====== DATASET RECORDS ======

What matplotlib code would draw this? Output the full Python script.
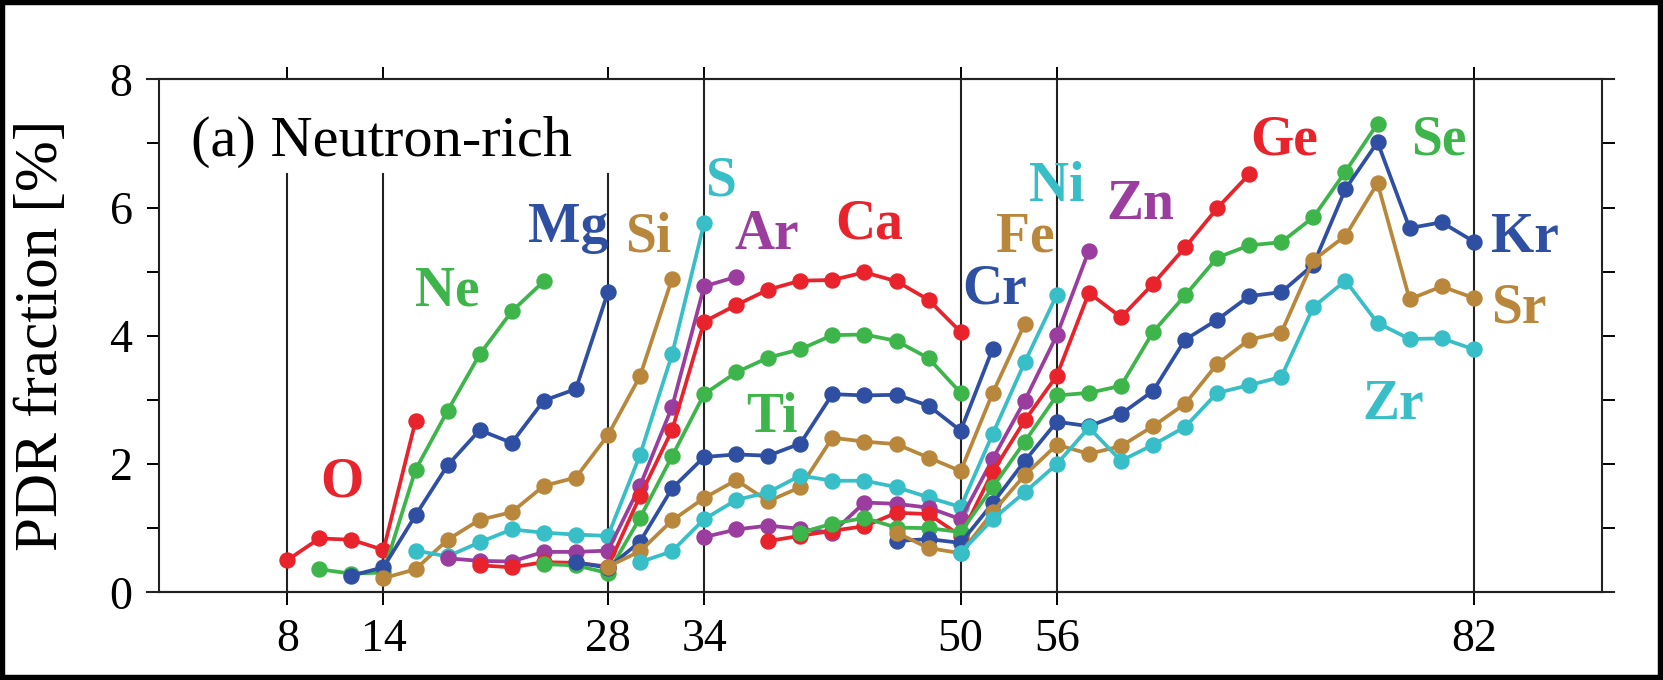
import numpy as np
import matplotlib.pyplot as plt
from matplotlib.patches import Rectangle

plt.rcParams['font.family'] = ['Liberation Serif', 'DejaVu Serif']

# PDR fraction [%] along each isotopic chain (even N, step 2 from first_n)
elements = ['O', 'Ne', 'Mg', 'Si', 'S', 'Ar', 'Ca', 'Ti', 'Cr',
            'Fe', 'Ni', 'Zn', 'Ge', 'Se', 'Kr', 'Sr', 'Zr']
first_n = [8, 10, 12, 14, 16, 18, 20, 24, 26, 28, 30, 34, 38, 40, 46, 46, 50]

pdr_O = [0.50, 0.84, 0.82, 0.66, 2.67]
pdr_Ne = [0.36, 0.29, 0.31, 1.91, 2.83, 3.71, 4.38, 4.85]
pdr_Mg = [0.26, 0.39, 1.20, 1.98, 2.53, 2.33, 2.99, 3.17, 4.68]
pdr_Si = [0.22, 0.36, 0.82, 1.13, 1.25, 1.66, 1.79, 2.45, 3.37, 4.89]
pdr_S = [0.65, 0.56, 0.78, 0.98, 0.93, 0.90, 0.88, 2.14, 3.71, 5.76]
pdr_Ar = [0.53, 0.49, 0.48, 0.63, 0.63, 0.65, 1.66, 2.89, 4.77, 4.92]
pdr_Ca = [0.42, 0.39, 0.47, 0.46, 0.40, 1.50, 2.53, 4.22, 4.48, 4.72,
          4.86, 4.87, 4.99, 4.85, 4.56, 4.06]
pdr_Ti = [0.44, 0.42, 0.30, 1.16, 2.12, 3.09, 3.43, 3.66, 3.79, 4.01,
          4.02, 3.92, 3.65, 3.11]
pdr_Cr = [0.47, 0.38, 0.79, 1.62, 2.11, 2.15, 2.13, 2.32, 3.09, 3.07,
          3.08, 2.91, 2.52, 3.80]
pdr_Fe = [0.40, 0.64, 1.12, 1.47, 1.75, 1.42, 1.64, 2.41, 2.35, 2.31,
          2.10, 1.89, 3.11, 4.19]
pdr_Ni = [0.47, 0.64, 1.14, 1.44, 1.56, 1.82, 1.74, 1.74, 1.64, 1.48,
          1.33, 2.47, 3.59, 4.64]
pdr_Zn = [0.86, 0.98, 1.04, 0.99, 0.93, 1.40, 1.38, 1.32, 1.14, 2.08,
          2.99, 4.01, 5.33]
pdr_Ge = [0.80, 0.88, 0.96, 1.03, 1.24, 1.22, 0.88, 1.88, 2.68, 3.38,
          4.67, 4.29, 4.81, 5.38, 5.99, 6.52]
pdr_Se = [0.93, 1.07, 1.16, 1.01, 1.00, 0.94, 1.64, 2.35, 3.07, 3.11,
          3.22, 4.06, 4.63, 5.22, 5.41, 5.46, 5.85, 6.56, 7.31]
pdr_Kr = [0.80, 0.83, 0.77, 1.39, 2.05, 2.66, 2.59, 2.78, 3.14, 3.94,
          4.25, 4.62, 4.68, 5.11, 6.29, 7.02, 5.68, 5.77, 5.47]
pdr_Sr = [0.93, 0.69, 0.61, 1.25, 1.83, 2.30, 2.16, 2.28, 2.59, 2.94,
          3.56, 3.94, 4.05, 5.18, 5.56, 6.38, 4.57, 4.77, 4.59]
pdr_Zr = [0.62, 1.14, 1.56, 2.00, 2.57, 2.05, 2.30, 2.58, 3.11, 3.23,
          3.36, 4.45, 4.86, 4.20, 3.95, 3.96, 3.79]

pdr = [pdr_O, pdr_Ne, pdr_Mg, pdr_Si, pdr_S, pdr_Ar, pdr_Ca, pdr_Ti, pdr_Cr,
       pdr_Fe, pdr_Ni, pdr_Zn, pdr_Ge, pdr_Se, pdr_Kr, pdr_Sr, pdr_Zr]

# where the element names go (N, PDR at baseline)
label_n = [11.4, 18.0, 25.5, 30.5, 35.0, 37.9, 44.3, 38.2, 52.1,
           54.0, 56.0, 61.2, 70.2, 79.8, 83.1, 83.1, 77.0]
label_y = [1.49, 4.48, 5.47, 5.31, 6.19, 5.36, 5.52, 2.50, 4.50,
           5.32, 6.10, 5.82, 6.83, 6.83, 5.31, 4.21, 2.71]

magic = [8, 14, 28, 34, 50, 56, 82]
magic_under_title = [8, 14, 28]

palette = ['#e8232b', '#3db54b', '#2f4fa2', '#b9873b', '#37bec7', '#9a3d9e']

fig = plt.figure(figsize=(16.63, 6.8), dpi=100)
ax = fig.add_axes([159 / 1663, 1 - 592.3 / 680, 1443 / 1663, 513 / 680])

for n in magic:
    top = 6.52 if n in magic_under_title else 8
    ax.plot([n, n], [0, top], color='#222222', lw=1.5, zorder=1)

for i, (name, n0, vals) in enumerate(zip(elements, first_n, pdr)):
    c = palette[i % 6]
    nn = np.arange(n0, n0 + 2 * len(vals), 2)
    ax.plot(nn, vals, '-o', color=c, lw=2.7, ms=10.8, zorder=3 + i * 0.01)
    ha = 'left' if name in ('Kr', 'Sr') else 'center'
    ax.text(label_n[i], label_y[i], name, color=c, fontsize=40,
            fontweight='bold', ha=ha, va='baseline', zorder=5)

ax.text(2.0, 6.8, '(a) Neutron-rich', fontsize=42, ha='left',
        va='baseline', zorder=6)

ax.set_xlim(0, 90)
ax.set_ylim(0, 8)
ax.set_xticks(magic)
ax.set_yticks(range(0, 9, 2))
ax.set_yticks(range(0, 9), minor=True)
ax.tick_params(axis='both', which='both', direction='out', length=9,
               width=1.4, labelsize=33, pad=10)
ax.tick_params(top=True, right=True, labeltop=False, labelright=False)
ax.tick_params(axis='y', which='minor', right=True, left=True)
for s in ax.spines.values():
    s.set_linewidth(1.5)
    s.set_color('#222222')

# top and bottom frame lines run out past the corners
ext = 12 / 1443
for yy in (0, 1):
    ax.plot([-ext, 1 + ext], [yy, yy], transform=ax.transAxes, color='#222222',
            lw=1.5, clip_on=False, zorder=4)

ax.set_ylabel('PDR fraction [%]', fontsize=44)
ax.yaxis.set_label_coords(-0.062, 0.5)

fig.patches.append(Rectangle((0, 0), 1, 1, transform=fig.transFigure,
                             fill=False, edgecolor='black', lw=7.5))

fig.savefig('out.png', dpi=100, facecolor='white')
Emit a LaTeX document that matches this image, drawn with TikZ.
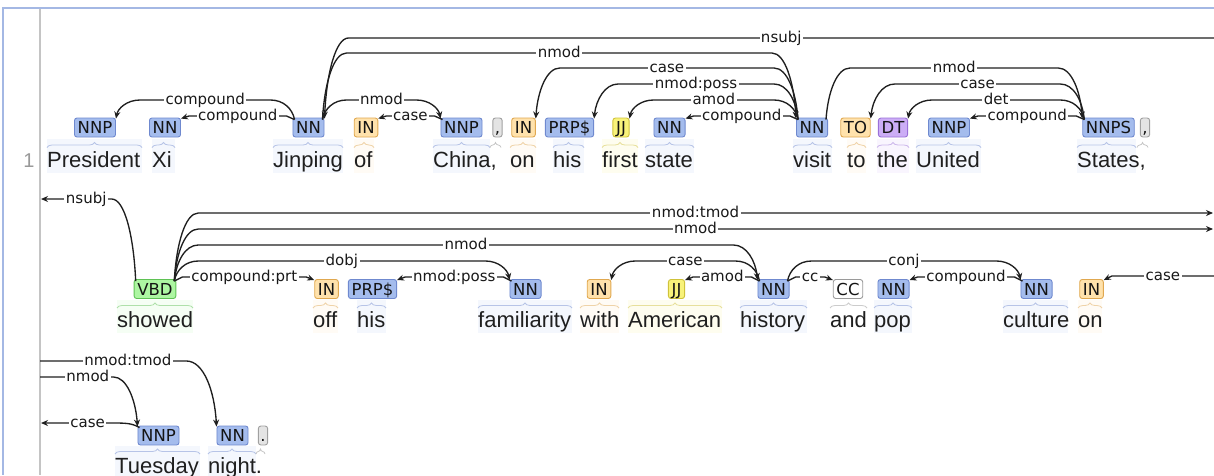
\documentclass[tikz,border=0pt]{standalone}
\usepackage{fontspec}
\setmainfont{Liberation Sans}
\newfontfamily\tagfont{DejaVu Sans}
\usetikzlibrary{arrows.meta,calc,decorations.pathreplacing}
\definecolor{nnF}{HTML}{A4BCED}\definecolor{nnD}{HTML}{6F89CF}
\definecolor{inF}{HTML}{FFE2AC}\definecolor{inD}{HTML}{E0A850}
\definecolor{jjF}{HTML}{F8F27A}\definecolor{jjD}{HTML}{CFC23A}
\definecolor{dtF}{HTML}{CCADF6}\definecolor{dtD}{HTML}{9A70D8}
\definecolor{vbF}{HTML}{ADF6A2}\definecolor{vbD}{HTML}{5FC255}
\definecolor{ccF}{HTML}{FFFFFF}\definecolor{ccD}{HTML}{9A9A9A}
\definecolor{puF}{HTML}{E4E4E4}\definecolor{puD}{HTML}{A0A0A0}
\definecolor{frameblue}{HTML}{A4B8E4}
\definecolor{gutter}{HTML}{C4C4C4}
\tikzset{
 tagbase/.style={rounded corners=2.5pt, line width=0.9pt, inner xsep=3.2pt, inner ysep=3pt,
   text height=12.5pt, text depth=0.5pt, font=\tagfont\fontsize{16.5}{16.5}\selectfont, text=black!92},
 tagbox/.style={tagbase, fill=#1F, draw=#1D},
 word/.style={font=\fontsize{22}{22}\selectfont, inner sep=0pt, anchor=base west, text=black!88},
 lbl/.style={font=\tagfont\fontsize{15}{15}\selectfont, fill=white, inner xsep=1.5pt, inner ysep=0pt,
   text height=11pt, text depth=3pt, text=black!90},
 brc/.style={decorate, decoration={brace, amplitude=5pt}, draw=#1, line width=0.8pt},
 dep/.style={draw=black!88, line width=1.35pt, -{Stealth[length=7pt,width=6pt]}},
}
% token: name, tag x, colour key, tag, word, left, right
\newcommand\tok[7]{%
 \fill[#3F!12] (#6,\bgtop) rectangle (#7,\bgbot);
 \draw[brc=#3D!50] (#6,\bracey) -- (#7,\bracey);
 \node[word] (w#1) at (#6,\basey) {#5};
 \node[tagbox=#3] (#1) at (#2,\tagy) {#4};}
\newcommand\ptok[5]{%
 \draw[brc=puD!60] (#3,\bracey) -- (#4,\bracey);
 \node[tagbox=pu, inner xsep=2pt] (#1) at (#2,\tagy) {#5};}
% arcs: label name, head, dependent, level, label
\newcommand\arcL[5]{%
 \draw[dep] let \p1=([xshift=2pt,yshift=-2pt]#2.north west), \p2=([yshift=-1pt]#3.north east) in
 (\p1) .. controls ({\x1-2pt},{0.55*(-#4pt)+0.45*(\y1)}) and ({\x1-11pt},{-#4pt}) .. ({\x1-24pt},{-#4pt})
 -- node[lbl] (#1) {#5} ({\x2+24pt},{-#4pt})
 .. controls ({\x2+11pt},{-#4pt}) and ({\x2+2pt},{0.55*(-#4pt)+0.45*(\y2)}) .. (\p2);}
\newcommand\arcR[5]{%
 \draw[dep] let \p1=([xshift=-2pt,yshift=-2pt]#2.north east), \p2=([yshift=-1pt]#3.north west) in
 (\p1) .. controls ({\x1+2pt},{0.55*(-#4pt)+0.45*(\y1)}) and ({\x1+11pt},{-#4pt}) .. ({\x1+24pt},{-#4pt})
 -- node[lbl] (#1) {#5} ({\x2-24pt},{-#4pt})
 .. controls ({\x2-11pt},{-#4pt}) and ({\x2-2pt},{0.55*(-#4pt)+0.45*(\y2)}) .. (\p2);}
\newcommand\lowL[5]{%
 \draw[dep] let \p1=([xshift=2pt,yshift=-2pt]#2.north west), \p2=([yshift=-1pt]#3.north east) in
 (\p1) -- ({\x1-8pt},{-#4pt}) -- node[lbl] (#1) {#5} ({\x2+8pt},{-#4pt}) -- (\p2);}
\newcommand\lowR[5]{%
 \draw[dep] let \p1=([xshift=-2pt,yshift=-2pt]#2.north east), \p2=([yshift=-1pt]#3.north west) in
 (\p1) -- ({\x1+8pt},{-#4pt}) -- node[lbl] (#1) {#5} ({\x2-8pt},{-#4pt}) -- (\p2);}
\begin{document}
\begin{tikzpicture}[x=1pt,y=-1pt]
\useasboundingbox (0,0) rectangle (1214,475);
% frame
\draw[frameblue, line width=1.2pt] (3,475) -- (3,8) -- (1214,8);
\draw[gutter, line width=2pt] (40,9) -- (40,475);
\node[font=\fontsize{20}{20}\selectfont, text=black!40, anchor=base, inner sep=0pt] (num) at (29,167) {1};
% ---- row 1
\def\tagy{127.5}\def\basey{167}\def\bracey{147.5}\def\bgtop{139}\def\bgbot{173}
\tok{pres}{95}{nn}{NNP}{President}{47}{142}
\tok{xi}{165}{nn}{NN}{Xi}{152}{175}
\tok{jin}{308.5}{nn}{NN}{Jinping}{273}{343}
\tok{of}{366}{in}{IN}{of}{354}{374}
\tok{china}{461.5}{nn}{NNP}{China,}{433}{490}
\ptok{cma}{497.5}{490}{501}{,}
\tok{ona}{523.5}{in}{IN}{on}{510}{536}
\tok{hisa}{569.5}{nn}{PRP\$}{his}{553}{584}
\tok{first}{621}{jj}{JJ}{first}{602}{638}
\tok{state}{669.5}{nn}{NN}{state}{645}{694}
\tok{visit}{812}{nn}{NN}{visit}{793}{832}
\tok{to}{855.5}{in}{TO}{to}{847}{866}
\tok{the}{893}{dt}{DT}{the}{877}{909}
\tok{united}{949}{nn}{NNP}{United}{916}{981}
\tok{states}{1108.5}{nn}{NNPS}{States,}{1077}{1136}
\ptok{cmb}{1145}{1137}{1148}{,}
% ---- row 2
\def\tagy{289}\def\basey{327}\def\bracey{308}\def\bgtop{300}\def\bgbot{333}
\tok{showed}{155}{vb}{VBD}{showed}{117}{193}
\tok{off}{326.5}{in}{IN}{off}{313}{338}
\tok{hisb}{372.5}{nn}{PRP\$}{his}{357}{386}
\tok{fam}{525.5}{nn}{NN}{familiarity}{478}{572}
\tok{with}{599}{in}{IN}{with}{580}{619}
\tok{amer}{676.5}{jj}{JJ}{American}{628}{722}
\tok{hist}{773.5}{nn}{NN}{history}{740}{807}
\tok{and}{848}{cc}{CC}{and}{830}{867}
\tok{pop}{893.5}{nn}{NN}{pop}{874}{912}
\tok{cult}{1036.5}{nn}{NN}{culture}{1003}{1068}
\tok{onb}{1091.5}{in}{IN}{on}{1078}{1102}
% ---- row 3
\def\tagy{435.5}\def\basey{473.5}\def\bracey{454}\def\bgtop{446}\def\bgbot{480}
\tok{tue}{158.5}{nn}{NNP}{Tuesday}{115}{200}
\tok{night}{232.5}{nn}{NN}{night.}{208}{256}
\ptok{dot}{263}{256}{265}{.}
% ---- row 1 arcs
\arcL{la}{jin}{pres}{100}{compound}
\lowL{lb}{jin}{xi}{116}{compound}
\arcR{lc}{jin}{china}{100}{nmod}
\lowL{ld}{china}{of}{116}{case}
\coordinate (eRa) at (1214,38);
\draw[dep] let \p2=([yshift=-1pt]jin.north east) in
 (eRa) -- node[lbl] (le) {nsubj} ({\x2+24pt},-38pt)
 .. controls ({\x2+11pt},-38pt) and ({\x2+2pt},{0.55*(-38pt)+0.45*(\y2)}) .. (\p2);
\arcR{lf}{jin}{visit}{53}{nmod}
\arcL{lg}{visit}{ona}{68}{case}
\arcL{lh}{visit}{hisa}{84}{nmod:poss}
\arcL{li}{visit}{first}{100}{amod}
\lowL{lj}{visit}{state}{116}{compound}
\arcR{lk}{visit}{states}{68}{nmod}
\arcL{ll}{states}{to}{84}{case}
\arcL{lm}{states}{the}{100}{det}
\lowL{ln}{states}{united}{116}{compound}
% ---- row 2 arcs
\coordinate (eLb) at (41,199);
\draw[dep] let \p1=([xshift=2pt,yshift=-2pt]showed.north west) in
 (\p1) .. controls ({\x1-2pt},{0.55*(-199pt)+0.45*(\y1)}) and ({\x1-11pt},-199pt) .. ({\x1-24pt},-199pt)
 -- node[lbl,pos=0.36] (lo) {nsubj} (eLb);
\coordinate (eRb) at (1213,213);
\draw[dep] let \p1=([xshift=-2pt,yshift=-2pt]showed.north east) in
 (\p1) .. controls ({\x1+2pt},{0.55*(-213pt)+0.45*(\y1)}) and ({\x1+11pt},-213pt) .. ({\x1+24pt},-213pt)
 -- node[lbl,pos=0.49] (lp) {nmod:tmod} (eRb);
\coordinate (eRc) at (1213,229);
\draw[dep] let \p1=([xshift=-2pt,yshift=-2pt]showed.north east) in
 (\p1) .. controls ({\x1+2pt},{0.55*(-229pt)+0.45*(\y1)}) and ({\x1+11pt},-229pt) .. ({\x1+24pt},-229pt)
 -- node[lbl,pos=0.49] (lq) {nmod} (eRc);
\arcR{lr}{showed}{hist}{245}{nmod}
\arcR{ls}{showed}{fam}{261}{dobj}
\lowR{lt}{showed}{off}{277}{compound:prt}
\lowL{lu}{fam}{hisb}{277}{nmod:poss}
\arcL{lv}{hist}{with}{261}{case}
\lowL{lw}{hist}{amer}{277}{amod}
\lowR{lx}{hist}{and}{277}{cc}
\arcR{ly}{hist}{cult}{261}{conj}
\lowL{lz}{cult}{pop}{277}{compound}
\coordinate (eRd) at (1214,276);
\draw[dep] let \p2=([yshift=-1pt]onb.north east) in
 (eRd) -- node[lbl] (lca) {case} ({\x2+8pt},-276pt) -- (\p2);
% ---- row 3 arcs
\coordinate (eLc) at (40,361);
\draw[dep] let \p2=([yshift=-1pt]night.north west) in
 (eLc) -- node[lbl,pos=0.6] (lcb) {nmod:tmod} ({\x2-30pt},-361pt)
 .. controls ({\x2-13pt},-361pt) and ({\x2-2pt},{0.55*(-361pt)+0.45*(\y2)}) .. (\p2);
\coordinate (eLd) at (40,377);
\draw[dep] let \p2=([yshift=-1pt]tue.north west) in
 (eLd) -- node[lbl,pos=0.65] (lcc) {nmod} ({\x2-24pt},-377pt)
 .. controls ({\x2-11pt},-377pt) and ({\x2-2pt},{0.55*(-377pt)+0.45*(\y2)}) .. (\p2);
\coordinate (eLe) at (41,423);
\draw[dep] let \p1=([xshift=2pt,yshift=-2pt]tue.north west) in
 (\p1) .. controls ({\x1-8pt},-423pt) and ({\x1-14pt},-423pt) .. ({\x1-28pt},-423pt)
 -- node[lbl,pos=0.34] (lcd) {case} (eLe);
\end{tikzpicture}
\end{document}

======

● EXERCISE BRIEF: Find the lines holding "matplotlib" and list every one.

● RESPONSE FOR THIS EXERCISE:
What matplotlib code would draw this? Output the full Python script.
import matplotlib.pyplot as plt
from matplotlib.patches import Rectangle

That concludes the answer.